Why does Recording yourself matter?

  1. Objective Self-Assessment: Recording provides an objective view of your performance. It allows you to evaluate your speech from the perspective of an audience member, helping you identify strengths and areas that require improvement.
  2. Immediate Feedback: While speaking, it’s challenging to simultaneously assess your delivery. Recording allows you to focus solely on your presentation without distractions, and you can provide yourself with immediate feedback.
  3. Identification of Weaknesses: Recording often reveals weaknesses that may go unnoticed during live presentations. These weaknesses can range from filler words (e.g., “um,” “uh”) to nervous habits (e.g., pacing, fidgeting) and vocal issues (e.g., monotone delivery).
  4. Progress Tracking: Over time, recording your speeches creates a valuable record of your progress.

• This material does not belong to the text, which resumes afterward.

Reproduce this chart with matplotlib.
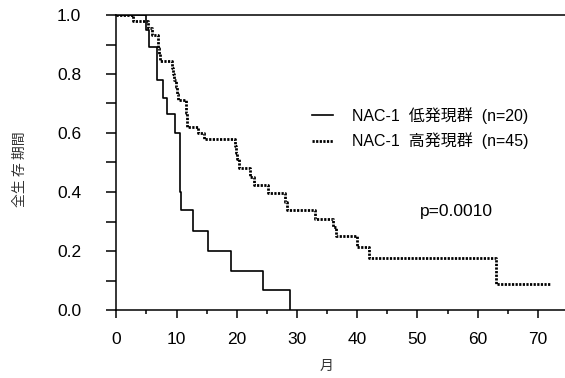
import matplotlib
matplotlib.use('Agg')
import matplotlib.pyplot as plt
from matplotlib.ticker import MultipleLocator
from matplotlib.lines import Line2D

low_t = [0, 4.9, 5.5, 6.7, 7.8, 8.5, 9.8, 10.6, 10.8, 12.7, 15.2, 19.0, 24.3, 28.9]
low_s = [1.0, 0.95, 0.89, 0.78, 0.72, 0.665, 0.60, 0.40, 0.34, 0.267, 0.20, 0.133, 0.067, 0.0]

high_t = [0, 2.8, 5.3, 6.0, 6.9, 7.0, 7.1, 7.2, 9.3, 9.4, 9.6, 9.9, 10.1, 10.3,
          11.5, 11.6, 11.7, 11.8, 13.5, 14.5, 19.7, 19.9, 20.0, 20.3, 22.2, 22.9,
          25.2, 28.0, 28.3, 33.0, 36.0, 36.4, 39.9, 41.9, 63.1, 72.0]
high_s = [1.0, 0.978, 0.956, 0.933, 0.911, 0.889, 0.867, 0.844, 0.822, 0.80, 0.778, 0.756, 0.733, 0.711,
          0.689, 0.667, 0.644, 0.622, 0.60, 0.578, 0.556, 0.533, 0.511, 0.48, 0.45, 0.424,
          0.395, 0.367, 0.339, 0.308, 0.282, 0.251, 0.215, 0.177, 0.088, 0.088]

legend_labels = ['NAC-1  低発現群  (n=20)', 'NAC-1  高発現群  (n=45)']
p_text = 'p=0.0010'
x_label = '月'
y_label = '全生 存 期間'

fam = ['Liberation Sans', 'Noto Sans CJK JP']
plt.rcParams['font.family'] = fam

W, H = 565, 378
fig = plt.figure(figsize=(W / 100, H / 100), dpi=100)
ax = fig.add_axes([116.3 / W, 68 / H, (W - 116.3) / W, 295 / H])

dotted = (0, (0.8, 0.5))
ax.step(low_t, low_s, where='post', color='black', lw=1.2)
ax.step(high_t, high_s, where='post', color='black', lw=2.0, linestyle=dotted)

ax.set_xlim(0, 74.5)
ax.set_ylim(0, 1.0)

ax.spines['right'].set_visible(False)
for s in ['left', 'bottom', 'top']:
    ax.spines[s].set_linewidth(1.1)

ax.xaxis.set_major_locator(MultipleLocator(10))
ax.xaxis.set_minor_locator(MultipleLocator(5))
ax.yaxis.set_major_locator(MultipleLocator(0.2))
ax.yaxis.set_minor_locator(MultipleLocator(0.1))
ax.yaxis.set_major_formatter(plt.FuncFormatter(lambda v, p: f'{v:.1f}'))

ax.tick_params(axis='y', which='both', direction='out', length=7.2, width=1.1,
               labelsize=12.5, pad=18)
ax.tick_params(axis='x', which='major', direction='out', length=6, width=1.1,
               labelsize=12.5, pad=10)
ax.tick_params(axis='x', which='minor', direction='out', length=3, width=1.1)
ax.tick_params(top=False, right=False, which='both')

handles = [Line2D([], [], color='black', lw=1.2),
           Line2D([], [], color='black', lw=2.0, linestyle=dotted)]
ax.legend(handles, legend_labels, loc='upper left', frameon=False,
          bbox_to_anchor=(312 / W, 1 - 107 / H), bbox_transform=fig.transFigure,
          fontsize=11.5, handlelength=1.3, handletextpad=1.2, labelspacing=0.55,
          borderpad=0, borderaxespad=0)

ax.text(50.4, 0.333, p_text, fontsize=12.5, va='center', ha='left')

fig.text(20 / W, 1 - 169 / H, y_label, rotation=90, ha='center', va='center',
         fontsize=10, color='#333333', family='Noto Sans CJK JP')
fig.text(327 / W, 1 - 366 / H, x_label, ha='center', va='center',
         fontsize=10, color='#333333', family='Noto Sans CJK JP')

fig.savefig('out.png', dpi=100)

You can compare earlier recordings with more recent ones to gauge how you’ve evolved as a speaker.
  5. Confidence Building: By addressing and correcting issues observed in your recordings, you gain confidence in your abilities. Knowing that you’ve identified areas for improvement and taken steps to address them can boost your self-assurance.

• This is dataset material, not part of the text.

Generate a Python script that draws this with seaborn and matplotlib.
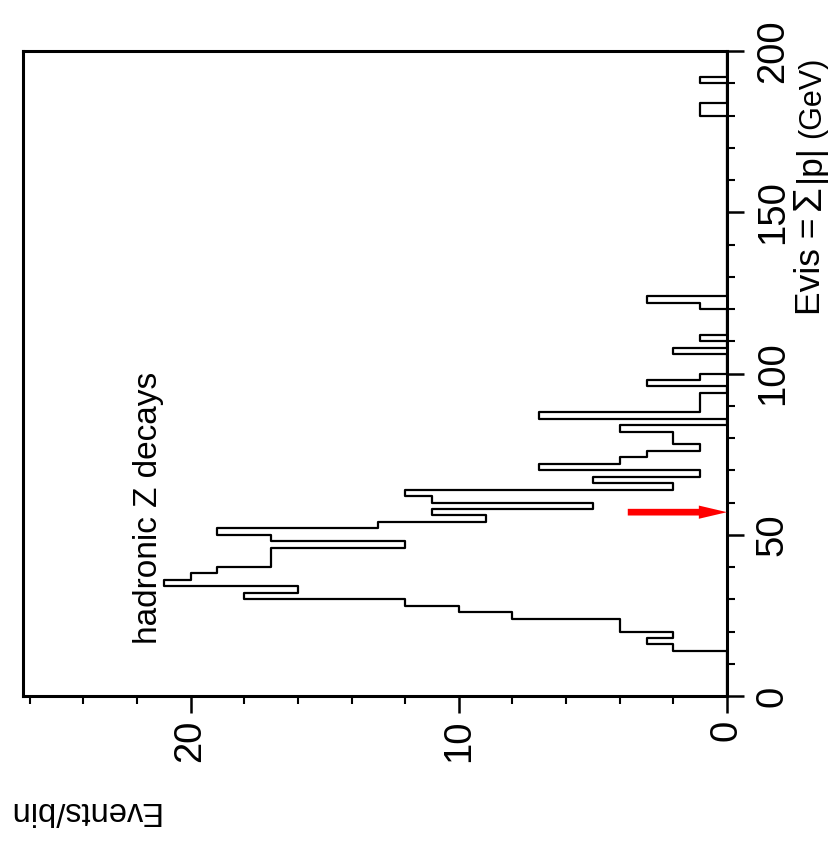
import numpy as np
import pandas as pd
import matplotlib
matplotlib.use("Agg")
import matplotlib.pyplot as plt
import seaborn as sns

# ---- data (2 GeV bins, only non-empty bins listed) ----
bin_low = [14, 16, 18, 20, 22, 24, 26, 28, 30, 32, 34, 36, 38, 40, 42, 44,
           46, 48, 50, 52, 54, 56, 58, 60, 62, 64, 66, 68, 70, 72, 74, 76,
           78, 80, 82, 86, 88, 90, 92, 96, 98, 106, 110, 120, 122, 180, 182, 190]
counts = [2, 3, 2, 4, 4, 8, 10, 12, 18, 16, 21, 20, 19, 17, 17, 17,
          12, 17, 19, 13, 9, 11, 5, 11, 12, 2, 5, 1, 7, 4, 3, 1,
          2, 2, 4, 7, 1, 1, 1, 3, 1, 2, 1, 1, 3, 1, 1, 1]
bin_width = 2
evis_ticks = [0, 50, 100, 150, 200]
event_ticks = [0, 10, 20]
arrow_evis = 57.0
arrow_from = 3.7

df = pd.DataFrame({"evis": np.array(bin_low) + bin_width / 2, "n": counts})

sns.set_theme(style="white")
plt.rcParams['font.family'] = ['Liberation Sans', 'DejaVu Sans']

W, H = 829, 841
fig = plt.figure(figsize=(W / 100, H / 100), dpi=100)
ax = fig.add_axes([23 / W, (H - 696) / H, (727 - 23) / W, (696 - 51) / H])

sns.histplot(data=df, y="evis", weights="n", binwidth=bin_width, binrange=(0, 200),
             element="step", fill=False, color="black", linewidth=1.6, ax=ax)

ax.set_ylim(0, 200)
ax.set_xlim(26.25, 0)

# arrow
ax.arrow(arrow_from, arrow_evis, -arrow_from, 0, width=2.07, head_width=4.1,
         head_length=1.05, length_includes_head=True, color="#ff0000", lw=0, zorder=5)

# spines
for s in ax.spines.values():
    s.set_linewidth(2.2)
    s.set_color("black")

ax.yaxis.tick_right()
ax.set_yticks(evis_ticks)
ax.set_yticks(np.arange(0, 201, 10), minor=True)
ax.set_xticks(event_ticks)
ax.set_xticks(np.arange(0, 27, 2), minor=True)
ax.tick_params(axis="both", which="major", length=12, width=1.8, direction="out",
               color="black", labelsize=27.5, labelcolor="black")
ax.tick_params(axis="both", which="minor", length=6, width=1.5, direction="out", color="black")
ax.tick_params(axis="x", which="both", bottom=True, top=False, pad=5, labelrotation=90)
ax.tick_params(axis="y", which="both", right=True, left=False, pad=8, labelrotation=90)
for lab in ax.get_yticklabels():
    lab.set_va("center")
ax.set_xlabel("")
ax.set_ylabel("")

# texts
fig.text(148 / W, (H - 508) / H, "hadronic Z decays", rotation=90, ha="center", va="center",
         fontsize=24, color="black")

# axis title assembled from parts sharing one baseline, stacked upward
renderer = fig.canvas.get_renderer()
base_x = 820 / W
y_disp = H - 315  # display pixels, origin bottom-left
label_parts = [("Evis =", 25.5, 8), ("Σ", 29, 3), ("|p|", 25.5, 6), ("(GeV)", 22, 0)]
for txt, size, gap in label_parts:
    t = fig.text(base_x, y_disp / H, txt, rotation=90, rotation_mode="anchor",
                 ha="left", va="baseline", fontsize=size, color="black")
    bb = t.get_window_extent(renderer)
    y_disp = bb.y1 + gap

fig.text(83 / W, (H - 810) / H, "Events/bin", rotation=180, ha="center", va="center",
         fontsize=23.5, color="black")

fig.savefig("out.png", dpi=100, facecolor="white")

How Does Recording and Rewinding Improve Public Speaking Capacity?

Now that we understand the importance of recording and rewinding, let’s explore how this practice method significantly enhances your public speaking capacity:

1. Self-Awareness: Recording your speeches fosters self-awareness. It allows you to recognize your strengths and weaknesses as a speaker. This self-awareness is a cornerstone of improvement, as it enables you to focus your efforts on areas that need development.

2. Improved Articulation: Listening to your speech recordings helps you fine-tune your articulation and pronunciation. You become more conscious of enunciating clearly and effectively conveying your message to the audience.

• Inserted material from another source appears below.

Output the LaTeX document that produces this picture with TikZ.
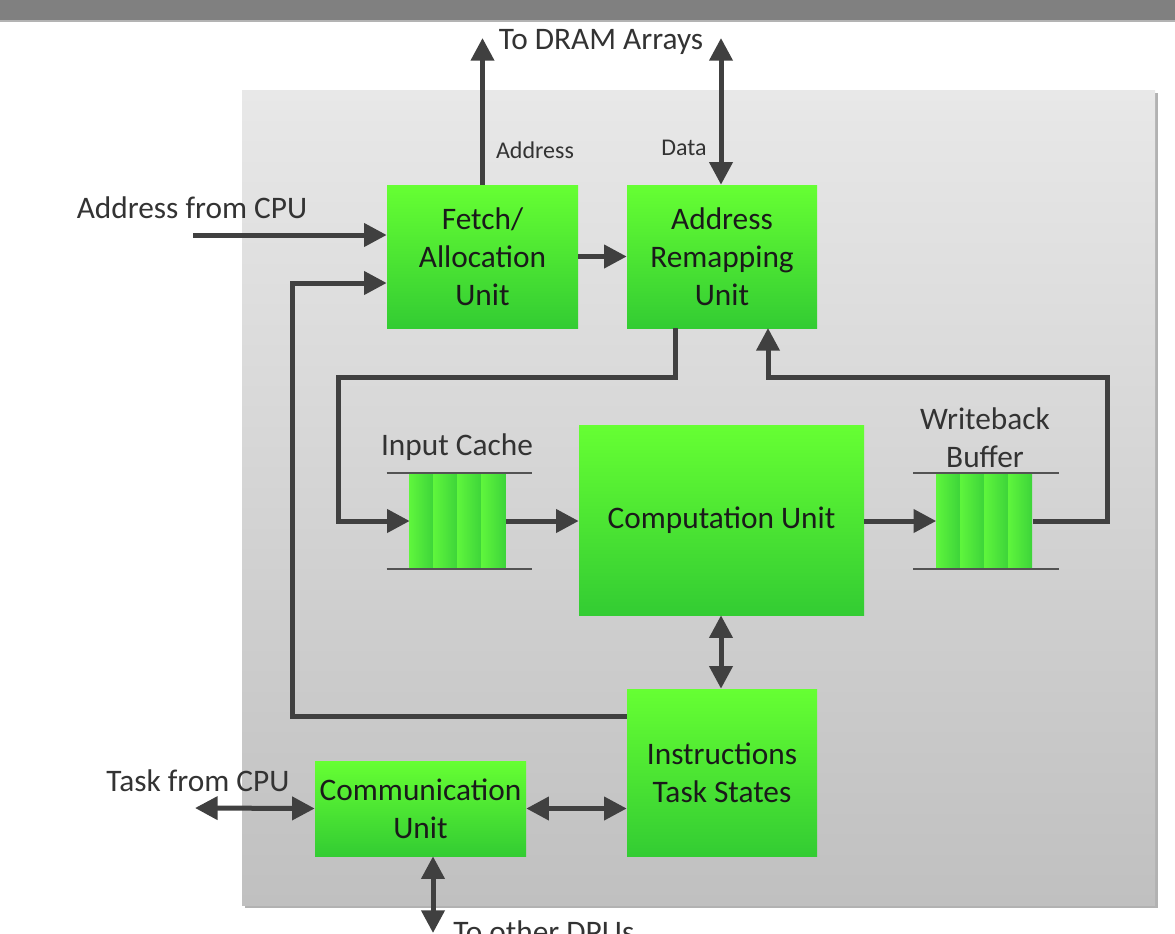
\documentclass[tikz,border=0pt]{standalone}
\usepackage{fontspec}
\setmainfont{Carlito}
\usetikzlibrary{arrows.meta}
\definecolor{gtop}{HTML}{66FF33}
\definecolor{gbot}{HTML}{33CC33}
\definecolor{wirec}{HTML}{404040}
\definecolor{txt}{HTML}{1A1A1A}
\definecolor{lbl}{HTML}{333333}
\definecolor{ptop}{HTML}{E8E8E8}
\definecolor{pbot}{HTML}{C0C0C0}
\definecolor{bar}{HTML}{808080}
\definecolor{qlight}{HTML}{5EF53C}
\definecolor{qdark}{HTML}{3DD43A}
\tikzset{
  gbox/.style={inner sep=0pt, top color=gtop, bottom color=gbot, draw=none, align=center,
    font=\fontsize{23.5}{28.5}\selectfont, text=txt},
  lab/.style={inner sep=0pt, align=center, font=\fontsize{23.5}{28.5}\selectfont, text=lbl},
  slab/.style={inner sep=0pt, align=center, font=\fontsize{18}{22}\selectfont, text=lbl},
  wire/.style={line width=3.75pt, draw=wirec},
  arr/.style={wire, -{Triangle[length=17pt,width=17pt]}},
  darr/.style={wire, {Triangle[length=17pt,width=17pt]}-{Triangle[length=17pt,width=17pt]}},
  qline/.style={line width=1.5pt, draw=wirec!90},
  queue/.style={inner sep=0pt, minimum width=72pt, minimum height=72pt, draw=none},
}
\begin{document}
\begin{tikzpicture}[x=0.75pt,y=-0.75pt]
\useasboundingbox (0,0) rectangle (1175,933);
\clip (0,0) rectangle (1175,933);
% top bar
\fill[bar] (0,0) rectangle (1175,20);
\fill[bar!60] (0,20) rectangle (1175,22);
% panel
\fill[black!30] (245,93) rectangle (1158,908);
\shade[top color=ptop, bottom color=pbot] (242,90) rectangle (1155,905);
% boxes
\node[gbox, minimum width=143.25pt, minimum height=107.25pt] (fetch) at (482.5,256.5) {Fetch/\\Allocation\\Unit};
\node[gbox, minimum width=142.5pt, minimum height=107.25pt] (remap) at (722,256.5) {Address\\Remapping\\Unit};
\node[gbox, minimum width=213.75pt, minimum height=142.5pt] (comp) at (721.5,520) {Computation Unit};
\node[gbox, minimum width=142.5pt, minimum height=125.25pt] (instr) at (722,772.5) {Instructions\\Task States};
\node[gbox, minimum width=158.25pt, minimum height=71.25pt] (comm) at (420.5,808.5) {Communication\\Unit};
% queues
\node[queue] (icq) at (458,521) {};
\node[queue] (wbq) at (984.5,521) {};
\foreach \q in {icq,wbq}{
  \foreach \i in {0,1,2,3}{
    \shade[left color=qlight, right color=qdark]
      ([xshift=\i*18pt]\q.south west) rectangle ([xshift=\i*18pt+18pt]\q.north west);
  }
  \draw[qline] ([xshift=-17.25pt]\q.north west) -- ([xshift=19.5pt]\q.north east);
  \draw[qline] ([xshift=-17.25pt]\q.south west) -- ([xshift=19.5pt]\q.south east);
}
% labels
\node[lab] (ltop) at (601,42) {To DRAM Arrays};
\node[slab] (laddr) at (535,150) {Address};
\node[slab] (ldata) at (684,148) {Data};
\node[lab] (lacpu) at (192,208) {Address from CPU};
\node[lab] (ltcpu) at (198,781) {Task from CPU};
\node[lab] (lic) at (457,447) {Input Cache};
\node[lab] (lwb) at (985,438) {Writeback\\Buffer};
\node[lab, anchor=west] (ldpu) at (453,932) {To other DPUs};
% coordinates
\coordinate (addrtop) at (482.5,38);
\coordinate (datatop) at (721,38);
\coordinate (acpu) at (193,235);
\coordinate (tcpu) at (195,808);
\coordinate (dpu) at (433,933);
% connectors
\draw[arr] (fetch.north) -- (addrtop);
\draw[darr] (remap.north -| datatop) -- (datatop);
\draw[arr] (acpu) -- (acpu -| fetch.west);
\draw[arr] (fetch.east) -- (remap.west);
\draw[arr] (instr.west |- 0,716) -- (292,716) -- (292,283) -- (fetch.west |- 0,283);
\draw[arr] (675,328) -- (675,377) -- (338,377) -- (338,521) -- (icq.west);
\draw[arr] (icq.east) -- (comp.west |- icq.east);
\draw[arr] (comp.east |- wbq.west) -- (wbq.west);
\draw[arr] (wbq.east) -- (1107,521) -- (1107,377) -- (768,377) -- (768,328);
\draw[darr] (comp.south -| 721,0) -- (instr.north -| 721,0);
\draw[darr] (comm.east) -- (instr.west |- comm.east);
\draw[darr] (tcpu) -- (comm.west);
\draw[darr] (comm.south -| dpu) -- (dpu);
\end{tikzpicture}
\end{document}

3. Enhanced Vocal Variety: Capturing your voice on recordings enables you to work on vocal variety. You can experiment with pitch, tone, and pacing to keep your audience engaged and convey emotions effectively.

4. Gestural Refinement: Video recordings showcase your body language and gestures. By reviewing these recordings, you can refine your non-verbal communication, ensuring that your movements align with your message.

5. Elimination of Filler Words: Many speakers struggle with filler words like “um,” “uh,” and “like.” Recording your speeches helps you identify and reduce the usage of these distracting fillers, resulting in smoother and more confident delivery.

6. Pacing and Timing: Analyzing your recorded speeches allows you to work on pacing and timing. You can ensure that your speech flows smoothly, and you allocate the right amount of time to each section.

7. Nervous Habit Awareness: Nervous habits such as pacing, swaying, or playing with objects can detract from your presentation. Recording your speeches highlights these habits, enabling you to consciously eliminate or control them.

8. Audience Engagement: Video recordings also help you gauge your audience engagement. You can observe when your audience is most attentive or when their interest wanes, allowing you to adjust your delivery accordingly.

Tips and Tricks for Practicing with Recorded Materials

To make the most of recording and rewinding in speech practice, consider the following tips and tricks:

1. Invest in Quality Recording Equipment: To capture clear audio and video, invest in good-quality recording equipment, such as a digital recorder or a smartphone with a high-resolution camera and microphone.

2. Choose a Controlled Environment: When recording, select a quiet and well-lit environment that closely resembles the conditions of your actual speaking engagements. Minimize background noise and distractions.

3. Practice Like It’s Real: Treat your recording sessions as if you’re addressing a live audience. This includes using the same level of enthusiasm, energy, and engagement as you would in a real presentation.

4. Record Multiple Takes: Don’t hesitate to record multiple takes of the same speech or presentation. This allows you to experiment with different approaches and choose the one that works best.

5. Collaborate for Feedback: Share your recordings with trusted peers, mentors, or coaches for feedback. Their insights can provide valuable perspectives and help you pinpoint areas for improvement.

6. Analyze Both Audio and Video: Pay attention to both the audio and video aspects of your recordings. Focus on vocal quality, articulation, and tone in audio recordings, and evaluate body language and gestures in video recordings.

7. Set Specific Goals: Before each recording session, establish specific goals for improvement. Whether it’s reducing filler words, improving posture, or varying vocal inflections, having clear objectives guides your practice.

8. Practice Regularly: Consistency is key. Make recording and reviewing a regular part of your practice routine. Regular practice sessions enable you to track your progress and continuously refine your skills.


Recording and rewinding in speech practice is a transformative method for mastering the art of public speaking. It provides an objective lens through which you can assess your performance, identify areas for improvement, and track your progress over time. By practicing with recorded materials, you develop self-awareness, refine your communication skills, and become a more confident and effective speaker.

Remember, the journey to becoming an exceptional public speaker is one of continuous learning and refinement. Embrace the power of recording and rewinding in your practice, and you’ll find yourself making significant strides toward becoming a more captivating and impactful speaker with each recording session.